September 30, 2024

I wrote about stock extreme market valuations last week . Valuations have been shockingly high and seem to keep rising. However, that’s the nature of bull and bear runs – they’re often higher and lower than most people think possible. It seems the current excess has one primary culprit. You can probably guess which sector it is, but here’s the full breakdown of S&P 500 price-to-earnings ratios by sector for perspective:

The table shows how the tech sector has been driving the market froth, which isn’t news to those who’ve paid even a little attention to stocks. But there are also some other noteworthy pieces of information on that table.

First, the S&P 500 is 26% above its historical valuation. That doesn’t mean it’s going to drop 26% though. Earnings can go up. Historical averages can rise. And the overvalued status can remain for longer than expected.

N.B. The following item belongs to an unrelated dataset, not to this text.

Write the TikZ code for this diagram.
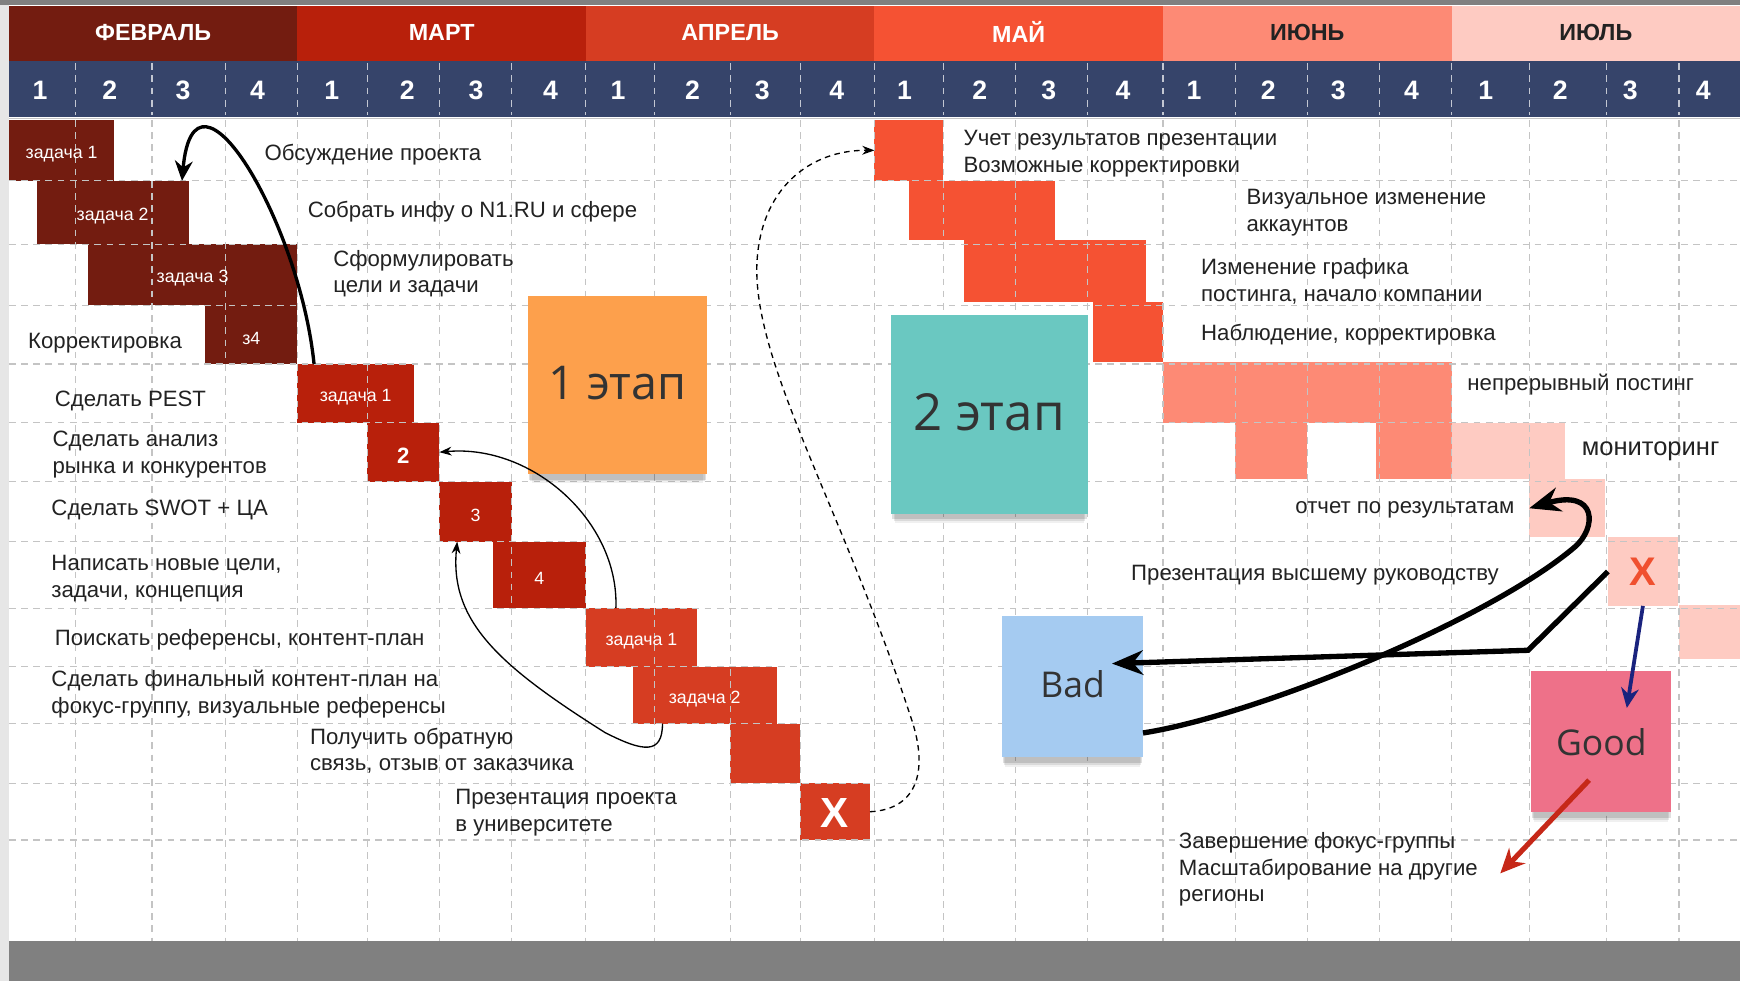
\documentclass[tikz,border=0pt]{standalone}
\usepackage{fontspec}
\setmainfont{Liberation Sans}
\newfontfamily\notefont{Open Sans}
\usetikzlibrary{fit,shadows,arrows.meta}
\definecolor{febc}{HTML}{731C10}
\definecolor{marc}{HTML}{B8200B}
\definecolor{aprc}{HTML}{D63D22}
\definecolor{mayc}{HTML}{F55233}
\definecolor{junc}{HTML}{FD8A75}
\definecolor{julc}{HTML}{FECBC2}
\definecolor{weekc}{HTML}{36446A}
\definecolor{gridc}{HTML}{C4C4C4}
\definecolor{sideg}{HTML}{E6E6E6}
\definecolor{bandg}{HTML}{808080}
\definecolor{txt}{HTML}{222222}
\definecolor{notetxt}{HTML}{333333}
\definecolor{orangenote}{HTML}{FDA04C}
\definecolor{tealnote}{HTML}{6AC8C1}
\definecolor{bluenote}{HTML}{A5CBF1}
\definecolor{pinknote}{HTML}{EE7189}
\definecolor{navyc}{HTML}{1A237E}
\definecolor{redc}{HTML}{C62818}
\definecolor{xred}{HTML}{F0502F}
\begin{document}
\begin{tikzpicture}[x=0.5pt,y=-0.5pt,
  cellbox/.style={inner sep=0pt,outer sep=0pt,draw=none},
  bartxt/.style={inner sep=0pt,text=white,yshift=-1.6pt,font=\fontsize{8}{9}\selectfont},
  month/.style={inner sep=0pt,font=\bfseries\fontsize{10.5}{12}\selectfont},
  wk/.style={inner sep=0pt,text=white,font=\bfseries\fontsize{12}{14}\selectfont},
  lbl/.style={anchor=west,inner sep=0pt,yshift=-0.8pt,align=left,text=txt,font=\fontsize{10}{12}\selectfont},
  sticky/.style={cellbox,
    drop shadow={shadow xshift=0pt,shadow yshift=-6pt,shadow scale=0.96,opacity=0.06,fill=black},
    drop shadow={shadow xshift=0pt,shadow yshift=-4.5pt,shadow scale=0.975,opacity=0.09,fill=black},
    drop shadow={shadow xshift=0pt,shadow yshift=-3pt,shadow scale=0.99,opacity=0.12,fill=black}},
  notetext/.style={inner sep=0pt,text=notetxt},
  gridline/.style={draw=gridc,line width=0.5pt,dash pattern=on 3pt off 2.5pt},
  weekline/.style={draw=white!70!weekc,line width=0.5pt,dash pattern=on 3pt off 2.5pt},
  arrone/.style={line width=1.5pt,-{Stealth[length=9pt,width=8pt]}},
  bigarrow/.style={line width=2.4pt,-{Stealth[length=14pt,width=11pt]}},
  thinarrow/.style={line width=0.6pt,-{Stealth[length=5.5pt,width=4pt]}},
  dasharrow/.style={thinarrow,dash pattern=on 2.5pt off 2pt},
  navyarrow/.style={line width=1.7pt,draw=navyc,-{Stealth[length=9pt,width=8pt]}},
  redarrow/.style={line width=2.3pt,draw=redc,-{Stealth[length=11pt,width=10pt]}}
]
\useasboundingbox (0,0) rectangle (1568,884);
\fill[white] (0,0) rectangle (1568,884);
\fill[sideg] (0,0) rectangle (8,884);
\fill[bandg] (0,0) rectangle (1568,4.5);
\fill[bandg] (8,848) rectangle (1568,884);

% months
\node[cellbox,fill=febc,fit={(8,5)(268,55)}] (mfeb) {};
\node[cellbox,fill=marc,fit={(268,5)(528,55)}] (mmar) {};
\node[cellbox,fill=aprc,fit={(528,5)(788,55)}] (mapr) {};
\node[cellbox,fill=mayc,fit={(788,5)(1048,55)}] (mmay) {};
\node[cellbox,fill=junc,fit={(1048,5)(1308,55)}] (mjun) {};
\node[cellbox,fill=julc,fit={(1308,5)(1568,55)}] (mjul) {};
\node[month,text=white] (tfeb) at ([yshift=0.5pt]mfeb.center) {ФЕВРАЛЬ};
\node[month,text=white] (tmar) at ([yshift=0.5pt]mmar.center) {МАРТ};
\node[month,text=white] (tapr) at ([yshift=0.5pt]mapr.center) {АПРЕЛЬ};
\node[month,text=white] (tmay) at ([yshift=0.5pt]mmay.center) {МАЙ};
\node[month,text=txt] (tjun) at ([yshift=0.5pt]mjun.center) {ИЮНЬ};
\node[month,text=txt] (tjul) at ([yshift=0.5pt]mjul.center) {ИЮЛЬ};

% weeks
\node[cellbox,fill=weekc,fit={(8,55)(1568,105)}] (weekrow) {};
\foreach \x in {68,137,203,268,331,396,461,528,590,658,721,788,850,915,980,1048,1113,1178,1243,1308,1378,1448,1513}
  \draw[weekline] (\x,57) -- (\x,104);
\foreach \x/\n [count=\i] in {36/1,99/2,165/3,232/4,299/1,367/2,429/3,496/4,557/1,624/2,687/3,754/4,815/1,883/2,945/3,1012/4,1076/1,1143/2,1206/3,1272/4,1339/1,1406/2,1469/3,1535/4}
  \node[wk] (w\i) at (\x,81) {\n};
\draw[gridc,line width=0.6pt] (8,106.5) -- (1568,106.5);

% bars February
\node[cellbox,fill=febc,fit={(8,108)(103,163)}] (f1) {};
\node[cellbox,fill=febc,fit={(33,163)(170,220)}] (f2) {};
\node[cellbox,fill=febc,fit={(79,220)(268,275)}] (f3) {};
\node[cellbox,fill=febc,fit={(185,275)(268,328)}] (f4) {};
% March
\node[cellbox,fill=marc,fit={(268,328)(373,381)}] (m1) {};
\node[cellbox,fill=marc,fit={(331,381)(396,434)}] (m2) {};
\node[cellbox,fill=marc,fit={(396,434)(461,488)}] (m3) {};
\node[cellbox,fill=marc,fit={(444,488)(528,548)}] (m4) {};
% April
\node[cellbox,fill=aprc,fit={(528,548)(628,601)}] (a1) {};
\node[cellbox,fill=aprc,fit={(570,601)(700,652)}] (a2) {};
\node[cellbox,fill=aprc,fit={(658,652)(721,706)}] (a3) {};
\node[cellbox,fill=aprc,fit={(721,706)(784,757)}] (ax) {};
% May
\node[cellbox,fill=mayc,fit={(788,108)(850,163)}] (y1) {};
\node[cellbox,fill=mayc,fit={(819,163)(951,216)}] (y2) {};
\node[cellbox,fill=mayc,fit={(869,216)(1033,272)}] (y3) {};
\node[cellbox,fill=mayc,fit={(985,272)(1048,326)}] (y4) {};
% June
\node[cellbox,fill=junc,fit={(1048,326)(1308,381)}] (j1) {};
\node[cellbox,fill=junc,fit={(1113,381)(1178,432)}] (j2) {};
\node[cellbox,fill=junc,fit={(1240,381)(1308,432)}] (j3) {};
% July
\node[cellbox,fill=julc,fit={(1308,381)(1410,432)}] (u1) {};
\node[cellbox,fill=julc,fit={(1378,432)(1446,484)}] (u2) {};
\node[cellbox,fill=julc,fit={(1449,484)(1512,546)}] (ux) {};
\node[cellbox,fill=julc,fit={(1513,545)(1568,594)}] (u3) {};

% grid
\foreach \x in {68,137,203,268,331,396,461,528,590,658,721,788,850,915,980,1048,1113,1178,1243,1308,1378,1448,1513}
  \draw[gridline] (\x,108) -- (\x,848);
\foreach \y in {163,220,275,328,381,434,488,548,601,652,706,757}
  \draw[gridline] (8,\y) -- (1568,\y);

% bar texts
\node[bartxt] (f1t) at (f1.center) {задача 1};
\node[bartxt] (f2t) at (f2.center) {задача 2};
\node[bartxt] (f3t) at (f3.center) {задача 3};
\node[bartxt] (f4t) at (f4.center) {з4};
\node[bartxt] (m1t) at (m1.center) {задача 1};
\node[bartxt,font=\bfseries\fontsize{10}{11}\selectfont] (m2t) at (m2.center) {2};
\node[bartxt] (m3t) at (m3.center) {3};
\node[bartxt] (m4t) at (m4.center) {4};
\node[bartxt] (a1t) at (a1.center) {задача 1};
\node[bartxt] (a2t) at (a2.center) {задача 2};
\node[bartxt,yshift=1.2pt,font=\bfseries\fontsize{19}{20}\selectfont] (axt) at (ax.center) {X};
\node[bartxt,yshift=1.6pt,text=xred,font=\bfseries\fontsize{18}{20}\selectfont] (uxt) at (ux.center) {X};

% sticky notes
\node[sticky,fill=orangenote,fit={(476,267)(637,427)}] (n1) {};
\node[sticky,fill=tealnote,fit={(803,284)(980,463)}] (n2) {};
\node[sticky,fill=bluenote,fit={(903,555)(1030,682)}] (nbad) {};
\node[sticky,fill=pinknote,fit={(1380,605)(1506,732)}] (ngood) {};
\node[notetext,font=\notefont\fontsize{21}{24}\selectfont] (n1t) at ([yshift=1pt]n1.center) {1 этап};
\node[notetext,font=\notefont\fontsize{23}{26}\selectfont] (n2t) at ([yshift=1pt]n2.center) {2 этап};
\node[notetext,font=\notefont\fontsize{16}{19}\selectfont] (nbadt) at ([yshift=1pt]nbad.center) {Bad};
\node[notetext,font=\notefont\fontsize{16}{19}\selectfont] (ngoodt) at (ngood.center) {Good};

% labels
\node[lbl] (l1) at (238,138) {Обсуждение проекта};
\node[lbl] (l2) at (277,189) {Собрать инфу о N1.RU и сфере};
\node[lbl] (l3) at (300,245) {Сформулировать\\цели и задачи};
\node[lbl] (l4) at (25,308) {Корректировка};
\node[lbl] (l5) at (49,360) {Сделать PEST};
\node[lbl] (l6) at (47,408) {Сделать анализ\\рынка и конкурентов};
\node[lbl] (l7) at (46,458) {Сделать SWOT + ЦА};
\node[lbl] (l8) at (46,520) {Написать новые цели,\\задачи, концепция};
\node[lbl] (l9) at (49,575) {Поискать референсы, контент-план};
\node[lbl] (l10) at (46,624) {Сделать финальный контент-план на\\фокус-группу, визуальные референсы};
\node[lbl] (l11) at (279,675) {Получить обратную\\связь, отзыв от заказчика};
\node[lbl] (l12) at (410,731) {Презентация проекта\\в университете};
\node[lbl] (l13) at (868,137) {Учет результатов презентации\\Возможные корректировки};
\node[lbl] (l14) at (1123,190) {Визуальное изменение\\аккаунтов};
\node[lbl] (l15) at (1082,252) {Изменение графика\\постинга, начало компании};
\node[lbl] (l16) at (1082,300) {Наблюдение, корректировка};
\node[lbl] (l17) at (1322,345) {непрерывный постинг};
\node[lbl,font=\fontsize{11.5}{13}\selectfont] (l18) at (1425,405) {мониторинг};
\node[lbl,anchor=east] (l19) at (1365,458) {отчет по результатам};
\node[lbl] (l20) at (1019,517) {Презентация высшему руководству};
\node[lbl] (l21) at (1062,782) {Завершение фокус-группы\\Масштабирование на другие\\регионы};

% connectors
\coordinate (cornerA) at (1377,586);
\coordinate (fintip) at (1352,787);
\draw[arrone] ([xshift=7.5pt]m1.north west) .. controls (270,200) and (175,40) .. ([xshift=-3pt]f2.north east);
\draw[thinarrow] ([xshift=13.5pt]a1.north west) .. controls (558,470) and (480,400) .. (m2.east);
\draw[thinarrow] ([xshift=13.5pt]a2.south west) .. controls (597,680) and (580,678) .. (545,660) .. controls (450,600) and (405,560) .. ([xshift=8pt]m3.south west);
\draw[dasharrow] (ax.east) .. controls (830,729) and (835,690) .. (822,650) .. controls (760,460) and (680,330) .. (682,240) .. controls (684,170) and (730,135) .. (y1.west);
\draw[bigarrow] (ux.west) -- (cornerA) -- ([xshift=-14pt,yshift=10.25pt]nbad.east);
\draw[bigarrow] ([yshift=-21pt]nbad.east) .. controls (1130,645) and (1340,560) .. (1419,493) .. controls (1439,476) and (1440,440) .. (u2.west);
\draw[navyarrow] (ux.south) -- ([xshift=11.5pt,yshift=-16.5pt]ngood.north);
\draw[redarrow] ([xshift=-5.5pt,yshift=-17.25pt]ngood.center) -- (fintip);
\end{tikzpicture}
\end{document}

Next, some relative valuations are worth exploring. For instance, the energy sector is deeply undervalued relative to its historical averages, the utilities sector is in line with history, and technology stocks are 56% above the historical average. Other overvalued sectors include communications, staples, and financials, though they’re not inflated by a lot. So, the market is overvalued, but it’s almost entirely due to tech, while other sectors are in line with history.

Lastly, adjusting the S&P 500 to its current valuation shows how tech is really the only overvalued sector, while many others are undervalued (three right-most columns in the table). If there’s a severe downturn, this probably won’t matter. That said, the adjusted ratios suggest there could be bargains in certain non-tech sectors for interested investors.